Si Collection, Upper Volume
Radical: Water (shuǐ)
Page 614, Entry 12
Pronounced tian. It is the name of a river. According to the Explaining Graphs and Analyzing Characters (Shuowen Jiezi), this river originates in Huguan and flows east into the Qi River. Another interpretation in the same text defines it as meaning to increase, with the same meaning as the character for add. Xu Xuan notes that people have now created a separate character for add, which is incorrect.
Pronounced zhan. It means to dampen or moisten. In the Records of the Grand Historian (Shiji), Biography of the Jesters, it mentions the setting of a banquet when it began to rain, leaving the guards by the stairs cold and wet. In the Biography of Chancellor Chen, it describes sweat soaking through one's back; this meaning is also equivalent to the variant character zhan.
It is also interchangeable with the character chan. In the Book of Rites (Liji), record of Tan Gong, Guo Zhaoxi states: When I performed funeral rites, I personally observed the proceedings. Here, the character is pronounced and used like chan, meaning to observe.

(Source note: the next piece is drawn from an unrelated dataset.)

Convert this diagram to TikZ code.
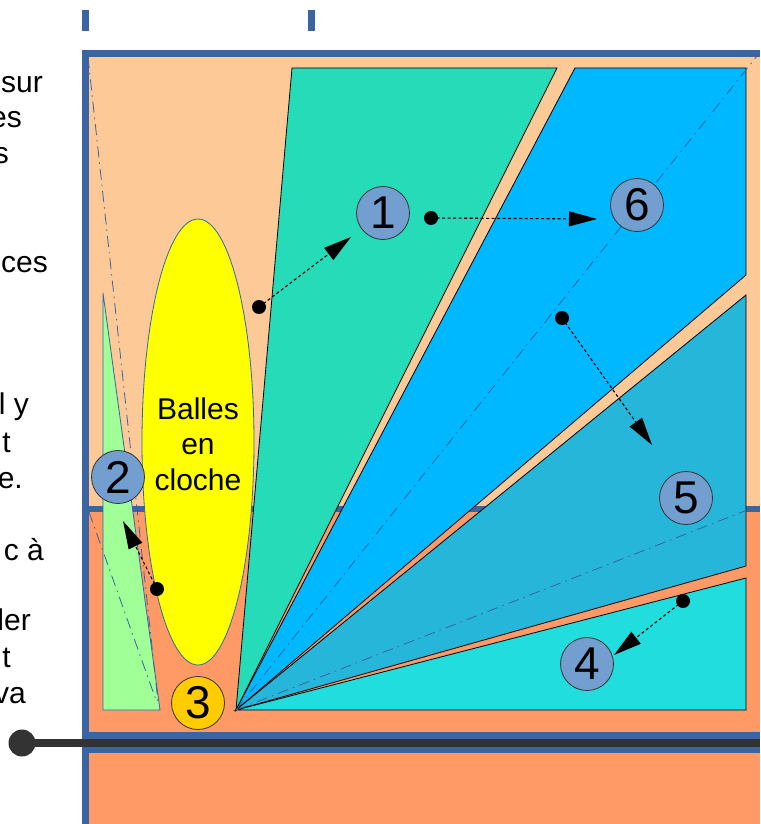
\documentclass[tikz,border=0pt]{standalone}
\usepackage{fontspec}
\setmainfont{Liberation Sans}
\usetikzlibrary{arrows.meta,shapes.geometric}
\definecolor{frameblue}{HTML}{3A64A2}
\definecolor{lineblue}{HTML}{3465A4}
\definecolor{lightorange}{HTML}{FDC997}
\definecolor{darkorange}{HTML}{FF9966}
\definecolor{tealc}{HTML}{26DBB8}
\definecolor{brightblue}{HTML}{00B8FF}
\definecolor{midblue}{HTML}{26B6DA}
\definecolor{cyanc}{HTML}{22DDDD}
\definecolor{greenc}{HTML}{A0FF96}
\definecolor{numblue}{HTML}{729FCF}
\definecolor{gold}{HTML}{FFCC00}
\definecolor{pureyellow}{HTML}{FFFF00}
\definecolor{darkgray}{HTML}{333333}
\begin{document}
\begin{tikzpicture}[x=1pt,y=-1pt,
  sector/.style={draw=black,line width=0.8pt,line join=miter},
  dashdotline/.style={draw=lineblue,line width=0.8pt,dash pattern=on 11pt off 5pt on 1.5pt off 5pt},
  numcircle/.style={circle,draw=black!80,line width=0.8pt,fill=numblue,minimum size=53pt,inner sep=0pt,font=\fontsize{46}{46}\selectfont},
  startdot/.style={circle,fill=black,minimum size=14pt,inner sep=0pt},
  arrowline/.style={draw=black,line width=1.1pt,dash pattern=on 3pt off 2.5pt,-{Triangle[length=28pt,width=15pt]}},
  lefttext/.style={anchor=base east,inner sep=0pt,font=\fontsize{30}{35}\selectfont},
  hub/.style={circle,fill=darkgray,minimum size=27pt,inner sep=0pt}
]
\useasboundingbox (0,0) rectangle (760,824);
\begin{scope}
\clip (0,0) rectangle (760,824);
% left text fragments
\node[lefttext] (t1) at (43,93) {sur};
\node[lefttext] (t2) at (22,128) {es};
\node[lefttext] (t3) at (9,163) {s};
\node[lefttext] (t4) at (48,272) {ces};
\node[lefttext] (t5) at (29,414) {l y};
\node[lefttext] (t6) at (11,452) {t};
\node[lefttext] (t7) at (23,488) {e.};
\node[lefttext] (t8) at (44,560) {c à};
\node[lefttext] (t9) at (31,630) {ler};
\node[lefttext] (t10) at (11,667) {t};
\node[lefttext] (t11) at (26,703) {va};
% tick marks
\fill[frameblue] (82,10) rectangle (89,31);
\fill[frameblue] (308,10) rectangle (315,31);
% backgrounds
\fill[lightorange] (89,57) rectangle (760,509);
\fill[darkorange] (89,509) rectangle (760,733);
\fill[darkorange] (89,753) rectangle (760,824);
\fill[frameblue] (82,50) rectangle (760,57);
\fill[frameblue] (82,50) rectangle (89,824);
\fill[frameblue] (89,506) rectangle (760,512);
\fill[frameblue] (82,732) rectangle (760,753);
% dark line with hub
\node[hub] (hub) at (22,743) {};
\coordinate (lineend) at (760,743);
\draw[darkgray,line width=8pt] (hub.center) -- (lineend);
% sectors
\coordinate (apex) at (236,710);
\draw[sector,fill=tealc] (292,68) -- (557,68) -- (apex) -- cycle;
\draw[sector,fill=brightblue] (575,68) -- (746,68) -- (746,275) -- (apex) -- cycle;
\draw[sector,fill=midblue] (746,295) -- (746,566) -- (apex) -- cycle;
\draw[sector,fill=cyanc] (746,578) -- (746,710) -- (apex) -- cycle;
% green triangle
\draw[draw=lineblue,line width=0.8pt,fill=greenc] (103,293) -- (103,710) -- (160,710) -- cycle;
% yellow ellipse
\draw[draw=lineblue,line width=0.8pt,fill=pureyellow] (198,442) ellipse [x radius=56, y radius=223];
\node[align=center,inner sep=0pt,font=\fontsize{30}{35.5}\selectfont] (balles) at (198,444) {Balles\\en\\cloche};
% dash-dot lines
\coordinate (l1end) at (757,56);
\coordinate (l2end) at (760,505);
\coordinate (l3a) at (88,57);
\coordinate (l3b) at (158,702);
\coordinate (l4a) at (89,512);
\coordinate (l4b) at (156,700);
\draw[dashdotline] (apex) -- (l1end);
\draw[dashdotline] (apex) -- (l2end);
\draw[dashdotline] (l3a) -- (l3b);
\draw[dashdotline] (l4a) -- (l4b);
% numbered circles
\node[numcircle] (n1) at (383,213) {1};
\node[numcircle] (n6) at (637,205) {6};
\node[numcircle] (n2) at (118,477) {2};
\node[numcircle,fill=gold] (n3) at (198,703) {3};
\node[numcircle] (n5) at (686,498) {5};
\node[numcircle] (n4) at (587,664) {4};
% arrows
\node[startdot] (d1) at (259,307) {};
\coordinate (a1) at (351,237);
\draw[arrowline] (d1.center) -- (a1);
\node[startdot] (d6) at (431,218) {};
\coordinate (a6) at (597,219);
\draw[arrowline] (d6.center) -- (a6);
\node[startdot] (d5) at (562,318) {};
\coordinate (a5) at (652,445);
\draw[arrowline] (d5.center) -- (a5);
\node[startdot] (d4) at (683,601) {};
\coordinate (a4) at (614,655);
\draw[arrowline] (d4.center) -- (a4);
\node[startdot] (d2) at (157,589) {};
\coordinate (a2) at (123,521);
\draw[arrowline] (d2.center) -- (a2);
\end{scope}
\end{tikzpicture}
\end{document}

Pronounced dian. It is also the name of a river. It is also the name of a county located in the Leping region. The Book of Han (Hanshu), Treatise on Geography, records it as belonging to Shangdang Commandery. The Records of Universal Geography (Guangyu Ji) records that Leping County in Taiyuan Prefecture was originally Zhan County during the Han Dynasty.
Pronounced die. The reduplicated form zhanzhan describes the appearance of someone feeling self-satisfied or pleased with themselves. In the Records of the Grand Historian (Shiji), Biography of Marquis Weiqi and Marquis Wu'an, it is used in the phrase self-satisfied (zhanzhan zixi). The commentator Shigu notes that it means frivolous and lacking in gravity. Xu Guang states that the character has a pronunciation of changjian, another of dangdie, and a third interpretation of chizhan.